The fourth maxim is, seize every opportunity to act upon your resolution. The reason for this will be understood better if you keep in mind the fact, stated before, that nervous currents once started, whether from a sense-organ or from a brain-center, always tend to seek egress in movement. These outgoing nervous currents leave an imprint upon the modifiable nerve tissues as inevitably as do incoming impressions. Therefore, if you wish your resolves to be firmly fixed, you should act upon them speedily and often. "It is not in the moment of their forming, but in the moment of their producing motor effects, that resolves and aspirations communicate the new 'set' to the brain." "No matter how full a reservoir of maxims one may possess, and no matter how good one's sentiments may be, if one has not taken advantage of every concrete opportunity to act, one's character may remain entirely unaffected for the better." Particularly at time of emotional excitement one makes resolves that are very good, and a glow of fine feeling is present. Beware that these resolves do not evaporate in mere feeling. They should be crystallized in some form of action as soon as possible. "Let the expression be the least thing in the world—speaking genially to one's grandmother, or giving up one's seat in a … car, if nothing more heroic offers—but let it not fail to take place." Strictly speaking you have not really completed a resolve until you have acted upon it. You may determine to go without lunch, but you have not consummated that resolve until you have permitted it to express itself by carrying you past the door of the dining-room. That is the crucial test which determines the strength of your resolve. Many repetitions will be required before a pathway is worn deep enough to be settled. Seize the very earliest opportunity to begin grooving it out, and seize every other opportunity for deepening it.
After this view of the place in your life occupied by habit, you readily see its far-reaching possibilities for welfare of body and mind. Its most obvious, because most annoying, effects are on the side of its disadvantages. Bad habits secure a grip upon us that we are sometimes powerless to shake off. True, this ineradicableness need have no terrors if we have formed good habits. Indeed, as will be pointed out in the next paragraph, habit may be a great asset. Nevertheless, it may work positive harm, or at best, may lead to stagnation. The fixedness of habit tends to make us move in ruts unless we exert continuous effort to learn new things. If we permit ourselves to move in old grooves we cease to progress and become "old fogy."
But the advantages of habit far outweigh its disadvantages. Habit helps the individual to be consistent and helps people to know what to expect from one. It helps society to be stable, to incorporate within itself modes of action conducive to the common good. For example, the respect which we all have for the property of others is a habit, and is so firmly intrenched that we should find ourselves unable to steal if we wished to. Habit is thus a very desirable asset and is truly called the "enormous fly-wheel of society."
A second advantage of habit is that it makes for accuracy. Acts that have become habitualized are performed more accurately than those not habitualized.

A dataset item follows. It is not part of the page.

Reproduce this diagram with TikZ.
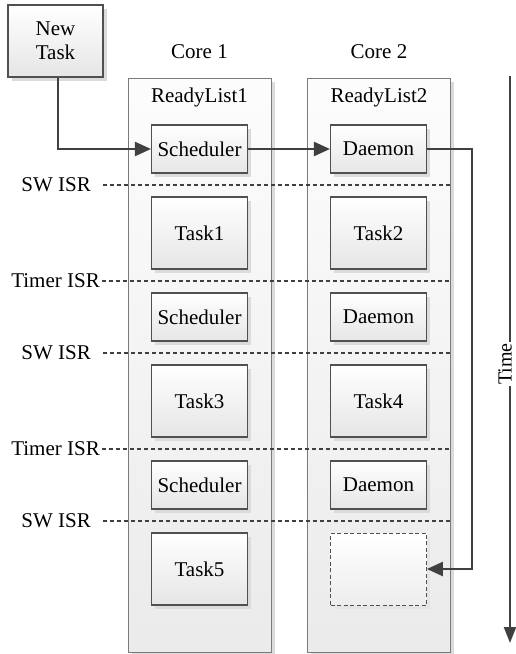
\documentclass[tikz,border=0pt]{standalone}
\usepackage{fontspec}
\setmainfont{Liberation Serif}
\usetikzlibrary{arrows.meta,shadows}
\definecolor{ink}{HTML}{404040}
\definecolor{boxline}{HTML}{505050}
\definecolor{colline}{HTML}{7A7A7A}
\begin{document}
\begin{tikzpicture}[x=1pt,y=-1pt,
  every node/.style={font=\fontsize{21}{23.5}\selectfont, text=black},
  shad/.style={drop shadow={shadow xshift=3.5pt,shadow yshift=-3.5pt,fill=black!14,opacity=1}},
  colbox/.style={draw=colline, line width=1pt, top color=black!1, bottom color=black!8, shad,
    minimum width=143pt, minimum height=574pt, inner sep=0pt},
  taskbox/.style={draw=boxline, line width=1.1pt, top color=white, bottom color=black!10, shad,
    minimum width=96pt, inner sep=0pt, align=center},
  shortbox/.style={taskbox, minimum height=48pt},
  tallbox/.style={taskbox, minimum height=72pt},
  emptybox/.style={draw=boxline, line width=0.8pt, dash pattern=on 4pt off 2.5pt, top color=white, bottom color=black!7,
    drop shadow={shadow xshift=3.5pt,shadow yshift=-3.5pt,fill=black!10,opacity=1},
    minimum width=96pt, minimum height=72pt, inner sep=0pt},
  isr/.style={draw=ink, line width=1.6pt, dash pattern=on 4pt off 3pt},
  conn/.style={draw=ink, line width=2.3pt, -{Triangle[length=16pt,width=14pt]}},
  lbl/.style={inner sep=0pt}
]
\useasboundingbox (0,0) rectangle (516,654);

% columns
\node[colbox] (c1) at (199.5,365) {};
\node[colbox] (c2) at (379,365) {};
\node[lbl] (core1) at (199.5,52) {Core 1};
\node[lbl] (core2) at (379,52) {Core 2};
\node[lbl] (rl1) at (199.5,97) {ReadyList1};
\node[lbl] (rl2) at (379,97) {ReadyList2};

% new task
\node[taskbox, minimum width=95pt, minimum height=72pt, inner sep=0pt, font=\fontsize{21}{24}\selectfont] (nt) at (55.5,41) {New\\Task};

% column 1
\node[shortbox] (s1) at (199.5,149) {Scheduler};
\node[tallbox]  (t1) at (199.5,233) {Task1};
\node[shortbox] (s2) at (199.5,317) {Scheduler};
\node[tallbox]  (t3) at (199.5,401) {Task3};
\node[shortbox] (s3) at (199.5,485) {Scheduler};
\node[tallbox]  (t5) at (199.5,569) {Task5};

% column 2
\node[shortbox] (d1) at (378.5,149) {Daemon};
\node[tallbox]  (t2) at (378.5,233) {Task2};
\node[shortbox] (d2) at (378.5,317) {Daemon};
\node[tallbox]  (t4) at (378.5,401) {Task4};
\node[shortbox] (d3) at (378.5,485) {Daemon};
\node[emptybox] (bl) at (378.5,569) {};

% ISR lines
\node[lbl, anchor=east] (sw1) at (91,185) {SW ISR};
\node[lbl, anchor=east] (tm1) at (100,281) {Timer ISR};
\node[lbl, anchor=east] (sw2) at (91,353) {SW ISR};
\node[lbl, anchor=east] (tm2) at (100,449) {Timer ISR};
\node[lbl, anchor=east] (sw3) at (91,521) {SW ISR};
\coordinate (a1) at (103,185); \coordinate (b1) at (451,185);
\coordinate (a2) at (102,281); \coordinate (b2) at (451,281);
\coordinate (a3) at (103,353); \coordinate (b3) at (451,353);
\coordinate (a4) at (102,449); \coordinate (b4) at (451,449);
\coordinate (a5) at (103,521); \coordinate (b5) at (451,521);
\foreach \i in {1,...,5} { \draw[isr] (a\i) -- (b\i); }

% connectors
\coordinate (ntd) at (58,149);
\draw[conn] ([xshift=2.5pt]nt.south) -- (ntd) -- (s1.west);
\draw[conn] (s1.east) -- (d1.west);
\coordinate (rt) at (472,149);
\draw[conn] (d1.east) -- (rt) |- (bl.east);

% time axis
\coordinate (tt) at (510,76);
\coordinate (tb) at (510,643);
\draw[draw=ink, line width=2.2pt, -{Triangle[length=16pt,width=12pt]}] (tt) -- (tb);
\node[fill=white, rotate=90, inner sep=1.5pt, font=\fontsize{20}{22}\selectfont] (time) at (505,364) {Time};
\end{tikzpicture}
\end{document}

Movements such as those made in typewriting and piano-playing, when measured in the psychological laboratory, are found to copy each other with extreme fidelity. The human body is a machine which may be adjusted to a high degree of nicety, and habit is the mechanism by which this adjustment is made.
A third advantage is that a stock of habits makes life easier. "There is no more miserable human being than one in whom nothing is habitual but indecision, for whom the lighting of every cigar, the drinking of every cup, the time of rising and going to bed every day and the beginning of every bit of work, are subjects of express volitional deliberation. Full half the time of such a man goes to the deciding or regretting of matters which ought to be so ingrained in him as practically not to exist for his consciousness at all." Have you ever reflected how miserable you would be and what a task living would be if you had to learn to write anew every morning when you go to class; or if you had to relearn how to tie your necktie every day? The burden of living would be intolerable.
The last advantage to be discerned in habit is economy. Habitual acts do not have to be actively directed by consciousness. While they are being performed, consciousness may be otherwise engaged. "The more of the details of our daily life we can hand over to the effortless custody of automatism, the more our higher powers of mind will be set free for their own proper work." While you are brushing your hair or tying your shoes, your mind may be engaged in memorizing poetry or calculating arithmetical problems. Habit is thus a great economizer.
The ethical consequences of habit are so striking that before leaving the subject we must give them acknowledgment. We can do no better than to turn to the statement by Professor James, whose wise remarks upon the subject have not been improved upon:
"The physiological study of mental conditions is thus the most powerful ally of hortatory ethics. The hell to be endured hereafter, of which theology tells, is no worse than the hell we make for ourselves in this world by habitually fashioning our characters in the wrong way. Could the young but realize how soon they will become mere walking bundles of habits, they would give more heed to their conduct while in the plastic state. We are spinning our own fates, good or evil, and never to be undone. Every smallest stroke of virtue or of vice leaves its never-so-little scar. The drunken Rip Van Winkle, in Jefferson's play, excuses himself for every fresh dereliction by saying, 'I won't count this time!' Well! he may not count it and a kind heaven may not count it; but it is being counted none the less. Down among his nerve-cells and fibers the molecules are counting it, registering it, and storing it up to be used against him when the next temptation comes. Nothing we ever do is, in strict scientific literalness, wiped out. Of course this has its good side as well as its bad one. As we become permanent drunkards by so many drinks, so we become saints in the moral, and authorities and experts in the practical and scientific, spheres, by so many separate acts and hours of work. But let no youth have any anxiety about the upshot of his education, whatever the line of it may be. If he keep faithfully busy each hour of the working day, he may safely leave the final result to itself. He can with perfect certainty count on waking up some fine morning, to find himself one of the competent ones of his generation, in whatever pursuit he has singled out. Silently, between all the details of his business, the power of judging in all that class of matter will have built itself up within him as a possession that will never pass away. Young people should know the truth of this in advance. The ignorance of it has probably engendered more discouragement and faintheartedness in youths embarking on arduous careers than all other causes put together."
Exercise: Point out an undesirable habit that you are determined to eradicate. Describe the desirable habit which you will adopt in its place. Give the concrete steps you will take in forming the new habit. How long a time do you estimate will be required for the formation of the new habit? Mark down the date and refer back to it when you have formed the habit, to see how accurately you estimated.